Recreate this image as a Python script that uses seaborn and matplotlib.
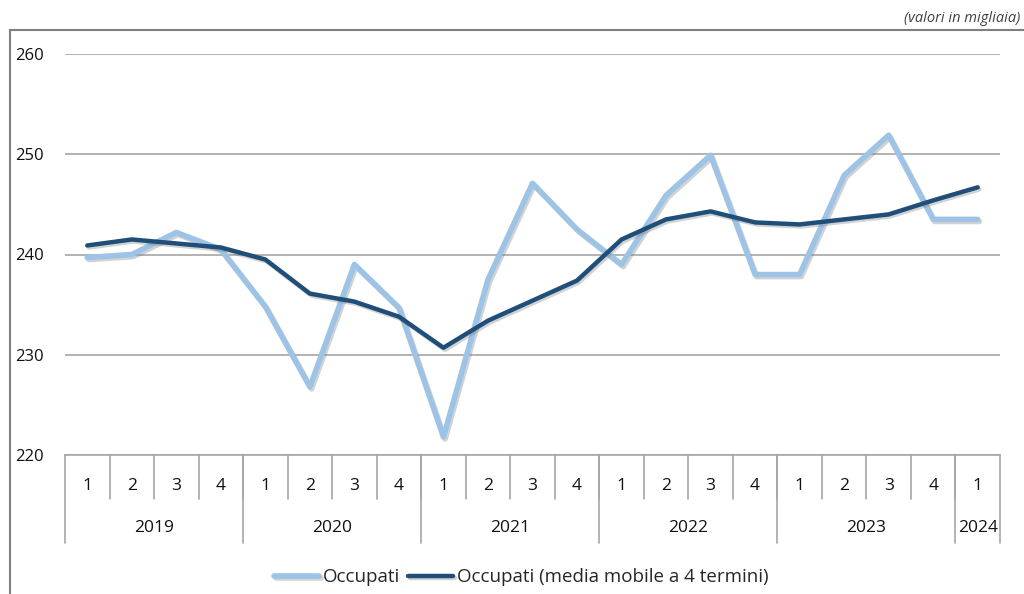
import matplotlib
matplotlib.use("Agg")
import matplotlib.pyplot as plt
import matplotlib.patheffects as pe
from matplotlib.patches import Rectangle
import seaborn as sns
import pandas as pd

years = ["2019", "2020", "2021", "2022", "2023", "2024"]
quarters_per_year = [4, 4, 4, 4, 4, 1]

occupati = [239.7, 240.0, 242.2, 240.5, 234.8, 226.8, 239.0, 234.7, 221.8, 237.5,
            247.1, 242.5, 239.0, 245.9, 249.9, 238.0, 238.0, 247.9, 251.9, 243.5, 243.5]
media_mobile = [240.9, 241.5, 241.1, 240.7, 239.5, 236.1, 235.3, 233.8, 230.7, 233.4,
                235.4, 237.4, 241.5, 243.5, 244.3, 243.2, 243.0, 243.5, 244.0, 245.4, 246.7]

label_light = "Occupati"
label_dark = "Occupati (media mobile a 4 termini)"
color_light = "#9dc3e6"
color_dark = "#1f4e79"


def build_frame():
    quarter_labels = []
    for n in quarters_per_year:
        quarter_labels += [str(q) for q in range(1, n + 1)]
    df = pd.DataFrame({
        "pos": range(len(occupati)),
        "quarter": quarter_labels,
        "occupati": occupati,
        "media": media_mobile,
    })
    return df


def draw_category_axis(ax, df):
    trans = ax.get_xaxis_transform()
    n = len(df)
    # quarter labels and small separators
    for i, q in enumerate(df["quarter"]):
        ax.text(i, -0.077, q, transform=trans, ha="center", va="center",
                fontsize=12.5, color="#111111", weight="medium", clip_on=False)
    for i in range(1, n):
        ax.plot([i - 0.5, i - 0.5], [0, -0.11], transform=trans, color="#a6a6a6",
                lw=1.2, clip_on=False)
    # year labels and long separators
    start = 0
    bounds = [-0.5]
    for year, k in zip(years, quarters_per_year):
        end = start + k
        ax.text((start + end - 1) / 2, -0.182, year, transform=trans, ha="center",
                va="center", fontsize=12.5, color="#111111", weight="medium",
                clip_on=False)
        bounds.append(end - 0.5)
        start = end
    for b in bounds:
        ax.plot([b, b], [0, -0.22], transform=trans, color="#a6a6a6", lw=1.2,
                clip_on=False)


def main():
    sns.set_style("white")
    plt.rcParams["font.family"] = ["Open Sans", "DejaVu Sans"]
    df = build_frame()

    fig = plt.figure(figsize=(10.24, 5.94), dpi=100)
    ax = fig.add_axes([65 / 1024, 139 / 594, 935 / 1024, 401 / 594])

    shadow = [pe.SimpleLineShadow(offset=(1.2, -1.5), shadow_color="#808080", alpha=0.35),
              pe.Normal()]
    sns.lineplot(data=df, x="pos", y="occupati", ax=ax, color=color_light, lw=4,
                 label=label_light, path_effects=shadow)
    sns.lineplot(data=df, x="pos", y="media", ax=ax, color=color_dark, lw=3.2,
                 label=label_dark, path_effects=shadow)

    ax.set_xlim(-0.5, len(df) - 0.5)
    ax.set_ylim(220, 260)
    ax.set_yticks([220, 230, 240, 250, 260])
    ax.yaxis.grid(True, color="#a6a6a6", lw=1.2)
    ax.set_xticks([])
    ax.set_xlabel("")
    ax.set_ylabel("")
    for side in ["left", "right", "top"]:
        ax.spines[side].set_visible(False)
    ax.spines["bottom"].set_color("#a6a6a6")
    ax.spines["bottom"].set_linewidth(1.2)
    ax.tick_params(axis="y", length=0, pad=15, labelsize=12, labelcolor="#111111")
    for lab in ax.get_yticklabels():
        lab.set_fontweight("medium")

    draw_category_axis(ax, df)

    ax.legend(loc="center", bbox_to_anchor=(0.488, -0.305), ncol=2, frameon=False,
              fontsize=13.5, handlelength=2.4, columnspacing=0.4, handletextpad=0.2)

    fig.text(1020 / 1024, 1 - 18 / 594, "(valori in migliaia)", ha="right", va="center",
             fontsize=10.5, style="italic", color="#404040")
    fig.patches.append(Rectangle((10 / 1024, -0.1), 1.2, 1 - 30 / 594 + 0.1,
                                 transform=fig.transFigure, fill=False,
                                 edgecolor="#7f7f7f", lw=1.5))

    fig.savefig("out.png", dpi=100)
    plt.close(fig)


if "__main__" == __name__:
    main()
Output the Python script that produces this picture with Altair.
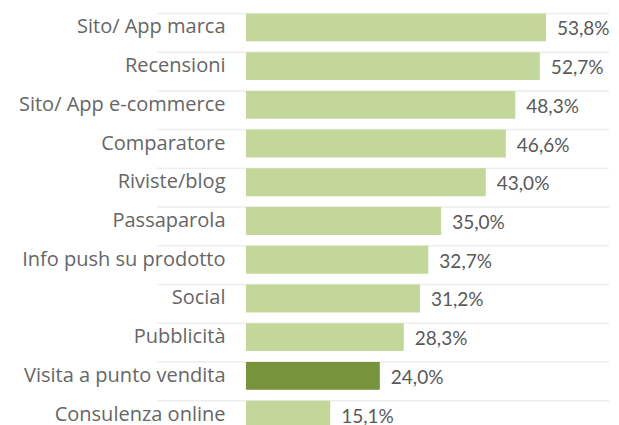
import altair as alt
import pandas as pd

categories = [
    "Sito/ App marca", "Recensioni", "Sito/ App e-commerce", "Comparatore",
    "Riviste/blog", "Passaparola", "Info push su prodotto", "Social",
    "Pubblicità", "Visita a punto vendita", "Consulenza online",
]
values = [53.8, 52.7, 48.3, 46.6, 43.0, 35.0, 32.7, 31.2, 28.3, 24.0, 15.1]
highlight = "Visita a punto vendita"

LIGHT = "#C4D79B"
DARK = "#77933C"

df = pd.DataFrame({"cat": categories, "val": values})
df["color"] = [DARK if c == highlight else LIGHT for c in categories]
df["label"] = [f"{v:.1f}%".replace(".", ",") for v in values]

W, H = 363, 420
BAND_RANGE = [0, 426]

y_scale = alt.Scale(paddingInner=0.28, paddingOuter=0.14, range=BAND_RANGE)
y_enc = alt.Y("cat:N", sort=categories, scale=y_scale,
              axis=alt.Axis(title=None, domain=False, ticks=False, grid=False,
                            labelFont="Open Sans", labelFontSize=20,
                            labelColor="#666666", labelPadding=21, labelLimit=300))
x_scale = alt.Scale(domain=[0, 65.1], nice=False, zero=True)

grid = alt.Chart(df).mark_rule(color="#EDEDED", strokeWidth=1.5).encode(
    y=alt.Y("cat:N", sort=categories, bandPosition=0),
    x=alt.value(-89),
    x2=alt.value(W),
)

bars = alt.Chart(df).mark_bar().encode(
    y=y_enc,
    x=alt.X("val:Q", scale=x_scale, axis=None),
    color=alt.Color("color:N", scale=None),
)

labels = alt.Chart(df).mark_text(
    align="left", baseline="middle", dx=11, dy=2,
    font="Lato", fontSize=19, color="#595959",
).encode(
    y=alt.Y("cat:N", sort=categories),
    x=alt.X("val:Q", scale=x_scale),
    text="label:N",
)

chart = alt.layer(grid, bars, labels).properties(
    width=W, height=H,
    autosize=alt.AutoSizeParams(type="none"),
    padding={"left": 238, "top": 0, "right": 2, "bottom": 0},
).configure_view(stroke=None)

chart.save("out.html", embed_options={"renderer": "svg", "actions": False})
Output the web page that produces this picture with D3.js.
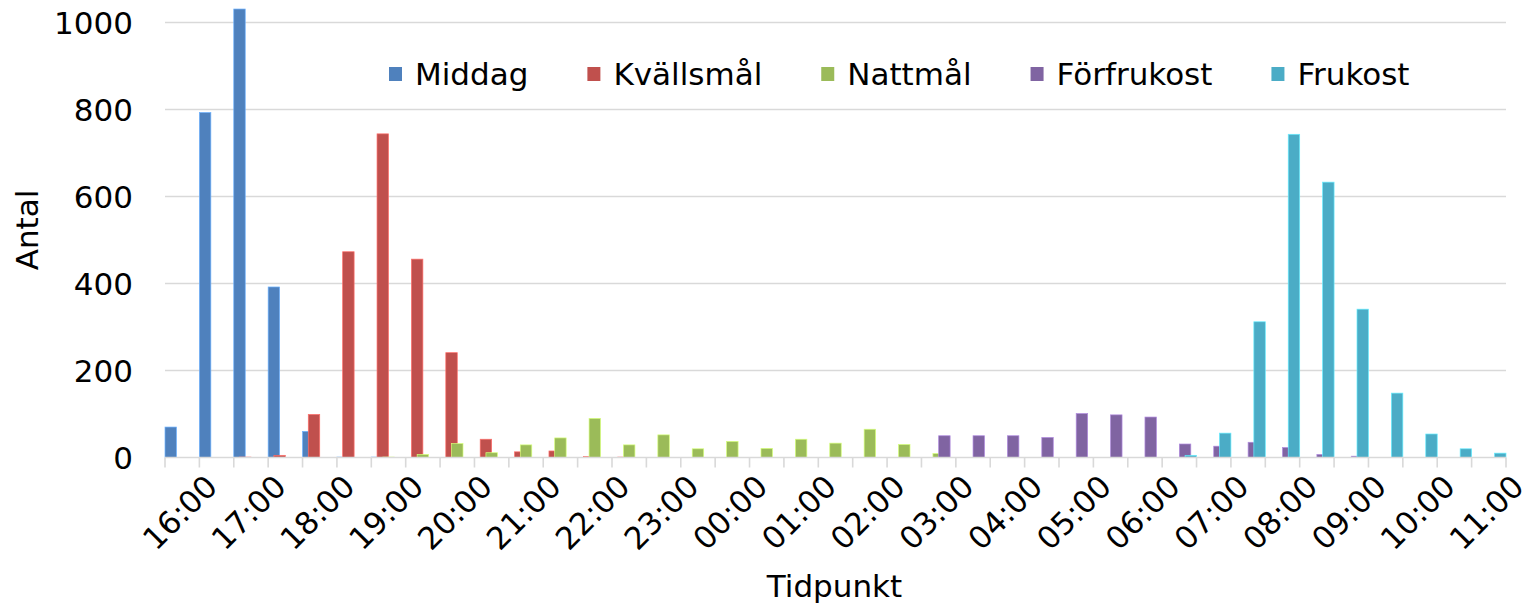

◆ ◆ ◆

• [WHAT YOU SHOULD DO]
Print out every entry above without changing a word, and leave out the pictures.

• [EXERCISE RESPONSE]
Recreate this image as a Python script that uses seaborn and matplotlib.
import matplotlib
matplotlib.use("Agg")
import matplotlib.pyplot as plt
import matplotlib.patheffects as pe
from matplotlib.patches import Rectangle
import seaborn as sns
import pandas as pd

years = ["2019", "2020", "2021", "2022", "2023", "2024"]
quarters_per_year = [4, 4, 4, 4, 4, 1]

occupati = [239.7, 240.0, 242.2, 240.5, 234.8, 226.8, 239.0, 234.7, 221.8, 237.5,
            247.1, 242.5, 239.0, 245.9, 249.9, 238.0, 238.0, 247.9, 251.9, 243.5, 243.5]
media_mobile = [240.9, 241.5, 241.1, 240.7, 239.5, 236.1, 235.3, 233.8, 230.7, 233.4,
                235.4, 237.4, 241.5, 243.5, 244.3, 243.2, 243.0, 243.5, 244.0, 245.4, 246.7]

label_light = "Occupati"
label_dark = "Occupati (media mobile a 4 termini)"
color_light = "#9dc3e6"
color_dark = "#1f4e79"


def build_frame():
    quarter_labels = []
    for n in quarters_per_year:
        quarter_labels += [str(q) for q in range(1, n + 1)]
    df = pd.DataFrame({
        "pos": range(len(occupati)),
        "quarter": quarter_labels,
        "occupati": occupati,
        "media": media_mobile,
    })
    return df


def draw_category_axis(ax, df):
    trans = ax.get_xaxis_transform()
    n = len(df)
    # quarter labels and small separators
    for i, q in enumerate(df["quarter"]):
        ax.text(i, -0.077, q, transform=trans, ha="center", va="center",
                fontsize=12.5, color="#111111", weight="medium", clip_on=False)
    for i in range(1, n):
        ax.plot([i - 0.5, i - 0.5], [0, -0.11], transform=trans, color="#a6a6a6",
                lw=1.2, clip_on=False)
    # year labels and long separators
    start = 0
    bounds = [-0.5]
    for year, k in zip(years, quarters_per_year):
        end = start + k
        ax.text((start + end - 1) / 2, -0.182, year, transform=trans, ha="center",
                va="center", fontsize=12.5, color="#111111", weight="medium",
                clip_on=False)
        bounds.append(end - 0.5)
        start = end
    for b in bounds:
        ax.plot([b, b], [0, -0.22], transform=trans, color="#a6a6a6", lw=1.2,
                clip_on=False)


def main():
    sns.set_style("white")
    plt.rcParams["font.family"] = ["Open Sans", "DejaVu Sans"]
    df = build_frame()

    fig = plt.figure(figsize=(10.24, 5.94), dpi=100)
    ax = fig.add_axes([65 / 1024, 139 / 594, 935 / 1024, 401 / 594])

    shadow = [pe.SimpleLineShadow(offset=(1.2, -1.5), shadow_color="#808080", alpha=0.35),
              pe.Normal()]
    sns.lineplot(data=df, x="pos", y="occupati", ax=ax, color=color_light, lw=4,
                 label=label_light, path_effects=shadow)
    sns.lineplot(data=df, x="pos", y="media", ax=ax, color=color_dark, lw=3.2,
                 label=label_dark, path_effects=shadow)

    ax.set_xlim(-0.5, len(df) - 0.5)
    ax.set_ylim(220, 260)
    ax.set_yticks([220, 230, 240, 250, 260])
    ax.yaxis.grid(True, color="#a6a6a6", lw=1.2)
    ax.set_xticks([])
    ax.set_xlabel("")
    ax.set_ylabel("")
    for side in ["left", "right", "top"]:
        ax.spines[side].set_visible(False)
    ax.spines["bottom"].set_color("#a6a6a6")
    ax.spines["bottom"].set_linewidth(1.2)
    ax.tick_params(axis="y", length=0, pad=15, labelsize=12, labelcolor="#111111")
    for lab in ax.get_yticklabels():
        lab.set_fontweight("medium")

    draw_category_axis(ax, df)

    ax.legend(loc="center", bbox_to_anchor=(0.488, -0.305), ncol=2, frameon=False,
              fontsize=13.5, handlelength=2.4, columnspacing=0.4, handletextpad=0.2)

    fig.text(1020 / 1024, 1 - 18 / 594, "(valori in migliaia)", ha="right", va="center",
             fontsize=10.5, style="italic", color="#404040")
    fig.patches.append(Rectangle((10 / 1024, -0.1), 1.2, 1 - 30 / 594 + 0.1,
                                 transform=fig.transFigure, fill=False,
                                 edgecolor="#7f7f7f", lw=1.5))

    fig.savefig("out.png", dpi=100)
    plt.close(fig)


if "__main__" == __name__:
    main()
Output the Python script that produces this picture with Altair.
import altair as alt
import pandas as pd

categories = [
    "Sito/ App marca", "Recensioni", "Sito/ App e-commerce", "Comparatore",
    "Riviste/blog", "Passaparola", "Info push su prodotto", "Social",
    "Pubblicità", "Visita a punto vendita", "Consulenza online",
]
values = [53.8, 52.7, 48.3, 46.6, 43.0, 35.0, 32.7, 31.2, 28.3, 24.0, 15.1]
highlight = "Visita a punto vendita"

LIGHT = "#C4D79B"
DARK = "#77933C"

df = pd.DataFrame({"cat": categories, "val": values})
df["color"] = [DARK if c == highlight else LIGHT for c in categories]
df["label"] = [f"{v:.1f}%".replace(".", ",") for v in values]

W, H = 363, 420
BAND_RANGE = [0, 426]

y_scale = alt.Scale(paddingInner=0.28, paddingOuter=0.14, range=BAND_RANGE)
y_enc = alt.Y("cat:N", sort=categories, scale=y_scale,
              axis=alt.Axis(title=None, domain=False, ticks=False, grid=False,
                            labelFont="Open Sans", labelFontSize=20,
                            labelColor="#666666", labelPadding=21, labelLimit=300))
x_scale = alt.Scale(domain=[0, 65.1], nice=False, zero=True)

grid = alt.Chart(df).mark_rule(color="#EDEDED", strokeWidth=1.5).encode(
    y=alt.Y("cat:N", sort=categories, bandPosition=0),
    x=alt.value(-89),
    x2=alt.value(W),
)

bars = alt.Chart(df).mark_bar().encode(
    y=y_enc,
    x=alt.X("val:Q", scale=x_scale, axis=None),
    color=alt.Color("color:N", scale=None),
)

labels = alt.Chart(df).mark_text(
    align="left", baseline="middle", dx=11, dy=2,
    font="Lato", fontSize=19, color="#595959",
).encode(
    y=alt.Y("cat:N", sort=categories),
    x=alt.X("val:Q", scale=x_scale),
    text="label:N",
)

chart = alt.layer(grid, bars, labels).properties(
    width=W, height=H,
    autosize=alt.AutoSizeParams(type="none"),
    padding={"left": 238, "top": 0, "right": 2, "bottom": 0},
).configure_view(stroke=None)

chart.save("out.html", embed_options={"renderer": "svg", "actions": False})
Output the web page that produces this picture with D3.js.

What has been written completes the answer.